--- START ---

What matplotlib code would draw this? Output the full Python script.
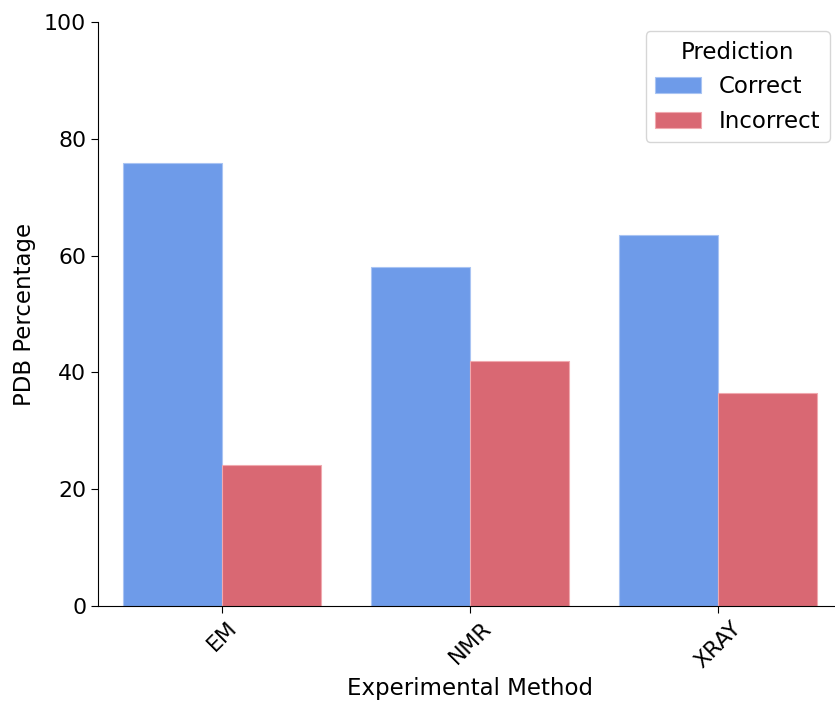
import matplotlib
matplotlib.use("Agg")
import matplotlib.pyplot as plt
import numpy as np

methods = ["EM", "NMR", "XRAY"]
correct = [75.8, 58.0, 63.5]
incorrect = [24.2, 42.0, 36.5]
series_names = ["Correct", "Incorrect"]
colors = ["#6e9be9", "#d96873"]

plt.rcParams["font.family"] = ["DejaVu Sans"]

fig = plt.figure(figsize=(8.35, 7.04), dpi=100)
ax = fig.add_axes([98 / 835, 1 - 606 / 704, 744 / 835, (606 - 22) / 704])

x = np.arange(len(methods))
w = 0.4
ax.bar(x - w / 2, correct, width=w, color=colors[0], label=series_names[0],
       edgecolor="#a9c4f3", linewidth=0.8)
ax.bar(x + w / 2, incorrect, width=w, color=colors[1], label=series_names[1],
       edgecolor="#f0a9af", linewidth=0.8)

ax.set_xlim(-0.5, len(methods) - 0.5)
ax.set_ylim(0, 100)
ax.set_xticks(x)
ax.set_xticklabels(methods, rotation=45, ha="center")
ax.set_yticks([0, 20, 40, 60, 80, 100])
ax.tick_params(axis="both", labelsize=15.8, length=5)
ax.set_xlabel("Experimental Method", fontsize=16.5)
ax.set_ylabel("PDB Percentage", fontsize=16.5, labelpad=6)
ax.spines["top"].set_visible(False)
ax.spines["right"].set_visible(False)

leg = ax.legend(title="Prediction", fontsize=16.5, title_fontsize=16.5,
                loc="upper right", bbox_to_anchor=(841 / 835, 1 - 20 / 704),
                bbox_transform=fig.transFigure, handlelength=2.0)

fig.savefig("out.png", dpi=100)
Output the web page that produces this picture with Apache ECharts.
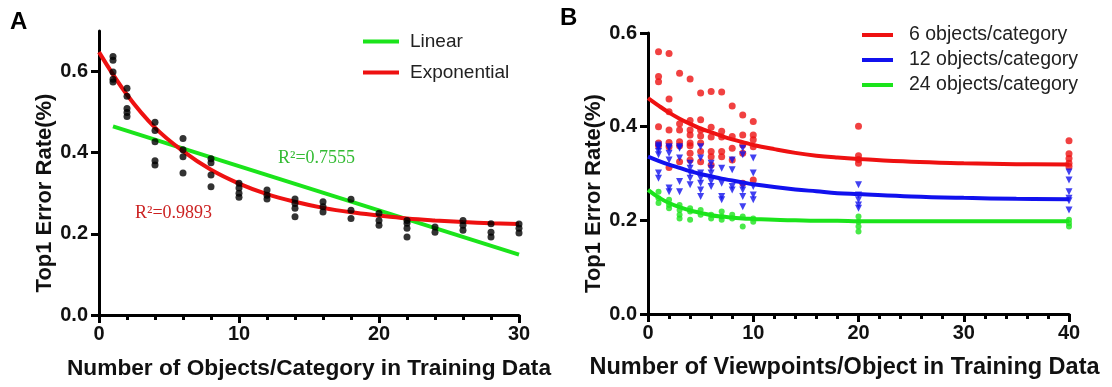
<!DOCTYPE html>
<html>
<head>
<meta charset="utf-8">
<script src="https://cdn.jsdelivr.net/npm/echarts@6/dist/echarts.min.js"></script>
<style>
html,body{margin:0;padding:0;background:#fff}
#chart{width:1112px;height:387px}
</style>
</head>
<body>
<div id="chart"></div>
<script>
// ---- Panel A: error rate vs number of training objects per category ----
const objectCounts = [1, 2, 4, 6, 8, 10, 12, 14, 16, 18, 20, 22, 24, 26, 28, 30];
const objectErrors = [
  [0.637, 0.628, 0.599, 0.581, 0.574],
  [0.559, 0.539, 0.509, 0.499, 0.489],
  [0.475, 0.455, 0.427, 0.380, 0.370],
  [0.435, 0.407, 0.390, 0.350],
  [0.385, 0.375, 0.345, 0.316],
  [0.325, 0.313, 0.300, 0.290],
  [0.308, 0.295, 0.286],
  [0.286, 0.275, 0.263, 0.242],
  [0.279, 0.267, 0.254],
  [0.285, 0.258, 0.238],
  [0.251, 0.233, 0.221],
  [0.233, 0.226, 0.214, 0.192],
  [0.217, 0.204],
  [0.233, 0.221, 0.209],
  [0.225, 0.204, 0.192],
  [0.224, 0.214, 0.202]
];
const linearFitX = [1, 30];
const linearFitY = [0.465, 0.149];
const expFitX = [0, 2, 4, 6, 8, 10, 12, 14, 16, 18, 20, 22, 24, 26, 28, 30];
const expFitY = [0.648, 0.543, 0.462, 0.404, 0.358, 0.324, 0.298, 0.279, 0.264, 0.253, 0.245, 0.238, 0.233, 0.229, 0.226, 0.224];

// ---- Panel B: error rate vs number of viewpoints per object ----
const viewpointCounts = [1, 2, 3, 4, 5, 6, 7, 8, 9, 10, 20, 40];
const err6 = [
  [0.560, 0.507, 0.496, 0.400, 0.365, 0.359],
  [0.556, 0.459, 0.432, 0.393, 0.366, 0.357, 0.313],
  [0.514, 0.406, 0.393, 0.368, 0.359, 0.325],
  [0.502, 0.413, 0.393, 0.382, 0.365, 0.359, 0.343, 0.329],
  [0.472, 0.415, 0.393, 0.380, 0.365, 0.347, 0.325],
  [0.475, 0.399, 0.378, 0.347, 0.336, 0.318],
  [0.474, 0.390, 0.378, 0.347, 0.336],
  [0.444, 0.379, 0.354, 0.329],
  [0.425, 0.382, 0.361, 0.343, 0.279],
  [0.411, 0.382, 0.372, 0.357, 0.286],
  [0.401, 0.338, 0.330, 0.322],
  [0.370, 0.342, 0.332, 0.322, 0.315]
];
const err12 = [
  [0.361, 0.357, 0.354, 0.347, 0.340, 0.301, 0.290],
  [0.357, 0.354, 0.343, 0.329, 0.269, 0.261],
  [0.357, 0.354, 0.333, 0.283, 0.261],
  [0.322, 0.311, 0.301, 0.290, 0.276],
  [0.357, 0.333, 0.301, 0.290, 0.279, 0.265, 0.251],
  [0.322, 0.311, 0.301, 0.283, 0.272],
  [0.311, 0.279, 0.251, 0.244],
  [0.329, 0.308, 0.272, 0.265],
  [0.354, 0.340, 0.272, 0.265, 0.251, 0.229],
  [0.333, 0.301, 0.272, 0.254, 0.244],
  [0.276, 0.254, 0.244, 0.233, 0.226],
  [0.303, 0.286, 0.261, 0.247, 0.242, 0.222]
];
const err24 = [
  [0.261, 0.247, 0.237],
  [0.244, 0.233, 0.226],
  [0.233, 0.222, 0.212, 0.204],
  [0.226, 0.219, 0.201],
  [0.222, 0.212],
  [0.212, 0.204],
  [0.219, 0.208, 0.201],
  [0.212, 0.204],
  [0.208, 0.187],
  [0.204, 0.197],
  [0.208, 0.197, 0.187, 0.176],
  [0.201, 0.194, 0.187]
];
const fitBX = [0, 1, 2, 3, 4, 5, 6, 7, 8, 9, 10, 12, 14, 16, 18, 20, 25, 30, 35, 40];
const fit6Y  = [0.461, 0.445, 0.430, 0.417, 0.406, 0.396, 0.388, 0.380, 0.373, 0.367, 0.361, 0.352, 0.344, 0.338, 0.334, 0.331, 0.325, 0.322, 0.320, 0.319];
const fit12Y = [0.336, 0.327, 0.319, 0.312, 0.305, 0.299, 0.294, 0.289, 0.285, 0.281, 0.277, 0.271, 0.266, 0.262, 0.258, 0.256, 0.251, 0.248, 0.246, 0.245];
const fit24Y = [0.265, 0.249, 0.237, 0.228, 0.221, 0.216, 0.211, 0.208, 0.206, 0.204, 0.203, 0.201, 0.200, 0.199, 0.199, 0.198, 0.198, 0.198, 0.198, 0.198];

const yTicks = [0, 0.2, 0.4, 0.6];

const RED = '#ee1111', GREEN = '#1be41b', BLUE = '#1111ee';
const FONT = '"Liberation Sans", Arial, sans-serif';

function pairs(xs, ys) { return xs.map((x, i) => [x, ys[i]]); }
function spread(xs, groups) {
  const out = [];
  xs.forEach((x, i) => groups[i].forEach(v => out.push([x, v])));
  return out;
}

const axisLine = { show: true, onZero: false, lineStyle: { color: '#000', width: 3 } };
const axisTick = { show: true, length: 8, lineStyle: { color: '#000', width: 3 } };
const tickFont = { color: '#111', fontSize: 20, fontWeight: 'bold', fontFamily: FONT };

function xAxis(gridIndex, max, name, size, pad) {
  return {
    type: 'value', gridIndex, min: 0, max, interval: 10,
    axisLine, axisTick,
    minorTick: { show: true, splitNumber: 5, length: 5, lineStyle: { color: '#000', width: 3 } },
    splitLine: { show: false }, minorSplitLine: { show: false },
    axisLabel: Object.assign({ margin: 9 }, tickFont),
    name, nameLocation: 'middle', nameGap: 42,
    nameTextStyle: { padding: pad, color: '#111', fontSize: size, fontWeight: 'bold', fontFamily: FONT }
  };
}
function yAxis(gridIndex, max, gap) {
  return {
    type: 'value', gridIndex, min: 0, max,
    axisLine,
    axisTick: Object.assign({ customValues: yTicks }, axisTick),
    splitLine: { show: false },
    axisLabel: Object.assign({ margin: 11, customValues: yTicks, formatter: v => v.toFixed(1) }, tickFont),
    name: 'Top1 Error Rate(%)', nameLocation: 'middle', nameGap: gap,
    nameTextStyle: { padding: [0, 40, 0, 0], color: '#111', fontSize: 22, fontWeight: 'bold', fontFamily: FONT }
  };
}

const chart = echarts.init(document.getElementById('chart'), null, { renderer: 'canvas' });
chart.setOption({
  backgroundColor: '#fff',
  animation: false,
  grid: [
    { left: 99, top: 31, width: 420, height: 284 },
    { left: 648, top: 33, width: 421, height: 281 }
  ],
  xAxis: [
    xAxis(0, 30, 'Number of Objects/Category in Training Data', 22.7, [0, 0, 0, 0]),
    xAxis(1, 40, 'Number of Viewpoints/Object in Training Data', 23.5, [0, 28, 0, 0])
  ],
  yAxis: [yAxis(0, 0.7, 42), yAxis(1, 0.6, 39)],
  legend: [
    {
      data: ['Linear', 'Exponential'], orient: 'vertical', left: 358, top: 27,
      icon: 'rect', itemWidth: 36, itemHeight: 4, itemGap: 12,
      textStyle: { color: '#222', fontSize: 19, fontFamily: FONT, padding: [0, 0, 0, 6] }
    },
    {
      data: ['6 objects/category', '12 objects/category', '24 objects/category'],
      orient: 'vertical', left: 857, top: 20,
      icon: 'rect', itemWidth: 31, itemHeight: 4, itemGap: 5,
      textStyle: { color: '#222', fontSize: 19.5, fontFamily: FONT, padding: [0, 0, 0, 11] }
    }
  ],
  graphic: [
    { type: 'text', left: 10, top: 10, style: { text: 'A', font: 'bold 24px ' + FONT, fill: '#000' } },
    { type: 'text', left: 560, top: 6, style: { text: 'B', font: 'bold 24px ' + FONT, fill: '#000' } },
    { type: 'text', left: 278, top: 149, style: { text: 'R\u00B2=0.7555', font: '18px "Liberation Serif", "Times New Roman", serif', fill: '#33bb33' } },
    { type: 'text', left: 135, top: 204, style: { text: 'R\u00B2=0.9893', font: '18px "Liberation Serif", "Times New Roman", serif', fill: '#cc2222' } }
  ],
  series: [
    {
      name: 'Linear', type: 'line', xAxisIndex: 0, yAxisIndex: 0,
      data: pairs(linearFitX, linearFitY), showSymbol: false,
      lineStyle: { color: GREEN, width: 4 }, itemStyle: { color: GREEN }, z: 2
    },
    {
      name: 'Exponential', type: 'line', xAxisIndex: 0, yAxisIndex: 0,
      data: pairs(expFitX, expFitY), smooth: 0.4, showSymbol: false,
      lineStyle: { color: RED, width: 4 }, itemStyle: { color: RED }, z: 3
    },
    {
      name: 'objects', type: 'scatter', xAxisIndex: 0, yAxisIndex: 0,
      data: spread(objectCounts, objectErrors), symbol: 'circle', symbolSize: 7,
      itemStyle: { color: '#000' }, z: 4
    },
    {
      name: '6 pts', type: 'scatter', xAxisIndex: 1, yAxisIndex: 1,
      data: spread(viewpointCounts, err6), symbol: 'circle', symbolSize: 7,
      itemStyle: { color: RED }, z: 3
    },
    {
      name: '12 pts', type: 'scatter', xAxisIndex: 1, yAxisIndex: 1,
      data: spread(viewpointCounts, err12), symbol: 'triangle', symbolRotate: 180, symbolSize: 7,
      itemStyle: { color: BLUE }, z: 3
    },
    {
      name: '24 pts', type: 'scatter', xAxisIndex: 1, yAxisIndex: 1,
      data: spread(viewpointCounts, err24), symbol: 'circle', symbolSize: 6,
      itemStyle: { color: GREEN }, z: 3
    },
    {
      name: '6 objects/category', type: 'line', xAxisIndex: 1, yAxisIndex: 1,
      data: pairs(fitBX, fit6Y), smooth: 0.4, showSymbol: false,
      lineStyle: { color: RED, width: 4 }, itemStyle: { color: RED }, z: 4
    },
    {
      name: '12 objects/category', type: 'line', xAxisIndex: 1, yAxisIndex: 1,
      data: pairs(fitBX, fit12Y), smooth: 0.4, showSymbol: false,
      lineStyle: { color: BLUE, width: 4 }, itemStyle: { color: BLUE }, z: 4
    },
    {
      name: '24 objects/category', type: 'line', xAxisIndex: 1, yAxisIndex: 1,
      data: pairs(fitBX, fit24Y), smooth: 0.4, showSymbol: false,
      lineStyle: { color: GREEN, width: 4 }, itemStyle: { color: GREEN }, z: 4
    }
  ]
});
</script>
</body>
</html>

--- END ---

**Exercise requirements:** Say how many lines above contain the string "script". Answer with the number only.

**Answer to the problem:** 4